There are, in total, nine drishtis that instruct the yoga student in directing his or her gaze. Each pose is associated with a particular drishti. They include:

  • Angusta ma dyai: to the thumb
  • Broomadhya: to the third eye, or between the eyebrows
  • Nasagrai: at a point six inches from the tip of the nose
  • Hastagrai: to the palm, usually the extended hand
  • Parsva: to the left side
  • Parsva: to the right side
  • Urdhva: to the sky, or inwards
  • Nabichakra: to the navel
  • Padayoragrai: to the toes


The drishti allow our wyes to rest on one point, helping to prevent our mental focus from being distracted during yoga practice by other visual stimulations and their associations; this helps us to develop one-pointedness- where the focus is concentrated on one single point. With practice this induces higher states of concentration that promote mental energy, awareness and introspection.

For this reason, drishtis are also often used individually as tools in meditation practice. We therefore draw upon this meditative aspect to create tranquility of mind and purity of inner vision, in order to reflect on your true nature as we move through the yogasanas.

Having a steady focal point also gives orientation and balance to the body in the postures, and helps to align the neck through the head position. The changes of drishtis throughout Surya Namaskara (Sun salutation) health the body’s directional flow, cultivating physical and mental clarity. Drishtis also strengthen the eyes muscles and helps to improve the eyesight - another practical physical benefit.

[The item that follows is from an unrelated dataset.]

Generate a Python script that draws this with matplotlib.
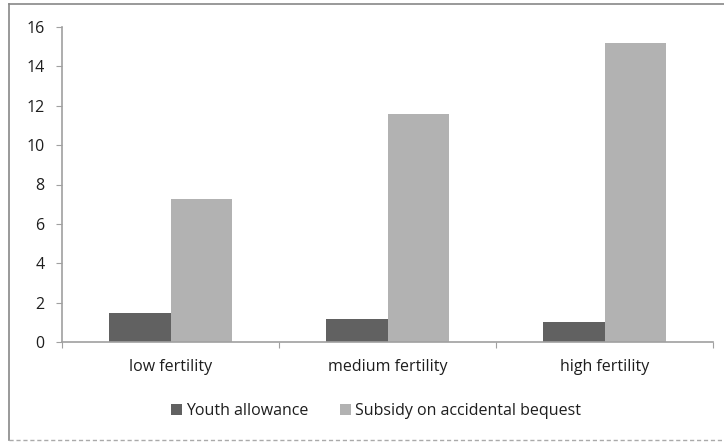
import matplotlib.pyplot as plt
import numpy as np
from matplotlib.lines import Line2D

categories = ["low fertility", "medium fertility", "high fertility"]
youth_allowance = [1.45, 1.15, 1.0]
subsidy_bequest = [7.25, 11.6, 15.2]
series_names = ["Youth allowance", "Subsidy on accidental bequest"]

plt.rcParams["font.family"] = ["Open Sans", "DejaVu Sans"]
plt.rcParams["font.size"] = 11.5
plt.rcParams["text.color"] = "#1e1e1e"
plt.rcParams["xtick.color"] = "#1e1e1e"
plt.rcParams["ytick.color"] = "#1e1e1e"

fig = plt.figure(figsize=(7.24, 4.42), dpi=100)
ax = fig.add_axes([62 / 724, 1 - 342 / 442, (713 - 62) / 724, (342 - 27) / 442])

x = np.arange(len(categories))
w = 0.2857
ax.bar(x - w / 2, youth_allowance, w, color="#616161", label=series_names[0])
ax.bar(x + w / 2, subsidy_bequest, w, color="#b2b2b2", label=series_names[1])

ax.set_xlim(-0.5, len(categories) - 0.5)
ax.set_ylim(0, 16)
ax.set_yticks(np.arange(0, 17, 2))

# tick marks at category boundaries, labels at centres
ax.set_xticks(np.arange(-0.5, len(categories), 1))
ax.set_xticklabels([])
ax.set_xticks(x, minor=True)
ax.set_xticklabels(categories, minor=True)
ax.tick_params(axis="x", which="minor", length=0, pad=12)
ax.tick_params(axis="x", which="major", length=4.5, color="#a0a0a0")
ax.tick_params(axis="y", length=4.5, color="#a0a0a0", pad=8)

for s in ["top", "right"]:
    ax.spines[s].set_visible(False)
for s in ["left", "bottom"]:
    ax.spines[s].set_color("#a0a0a0")
    ax.spines[s].set_linewidth(1.2)

fig.legend(loc="center", bbox_to_anchor=(376 / 724, 1 - 411 / 442), ncol=2,
           frameon=False, handlelength=0.7, handleheight=0.7, handletextpad=0.25,
           columnspacing=2.0)

# chart area border
fig.add_artist(Line2D([9 / 724, 1], [1 - 4 / 442, 1 - 4 / 442], color="#888888", lw=1.2))
fig.add_artist(Line2D([9 / 724, 9 / 724], [1 - 4 / 442, 1 - 440 / 442], color="#888888", lw=1.2))
fig.add_artist(Line2D([9 / 724, 1], [1 - 440 / 442, 1 - 440 / 442], color="#aaaaaa", lw=1, ls=(0, (3, 2))))

fig.savefig("out.png", dpi=100)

The traditional method of learning the Ashtanga System of yoga was one to one. – A single student working with his or her Guru. Each asana or posture was given individually to the student when that student was deemed ready to receive it. More recently, however, two main methods of teaching have evolved. The firsts the “Self –Practice Method” in which the teacher introduces the practice, imparts information, monitors the individual’s progress, & physically corrects the postures. The second method is the “Traditional Counting Method”, which is suited to students/who have reached a level whereby they can practice the complete primary series, or yoga chikitsa by themselves. The purpose of the counting methods is to extend the breath so that the correct vinyasa can be achieved & to deepen the focus of individual practitioners. Through this, an understanding of the complete system develops. The understanding, experience, strengths & stamina gained from these two methods filters back into each individual’s personal self-practice.

This style of yoga is characterized by a focus on vinyasa, or a dynamic connecting posture, that creates a flow between the more static traditional yoga postures. The vinyasa 'flow' is a variant of Sūrya namaskāra, the Sun Salutation. The whole practice is defined by six specific series of postures, always done in the same order, combined with specific breathing patterns (ujjayi breathing).

A standard Vinyasa consists of the flow from chaturanga, or plank, to chaturanga dandasana, or low plank, to urdhva mukha svanasana (Upward-facing dog), to adho mukha svanasana, or Downward-facing dog. The purpose of vinyasa is to create heat in the body, which leads to purification of the body through increased circulation and sweating. It also improves flexibility, as well as tendon and hard tissue strength, allowing the student to practice advanced asanas with reduced risk of injury.

There are six series altogether. Each sequence typically begins with 10 Sun Salutations and the standing poses. This is referred to as the "opening sequence". The student then moves to either the Primary, Intermediate, Advanced A, B, C, or D, depending on his or her skill level, finally closing with a set of inverted postures, referred to as the "finishing sequence". Ashtanga Yoga is traditionally taught in Mysore style (supervised self practice), where each student moves through the practice at his or her own pace and level. In the West, it is more common to find classes devoted to a specific series, and guided by an instructor.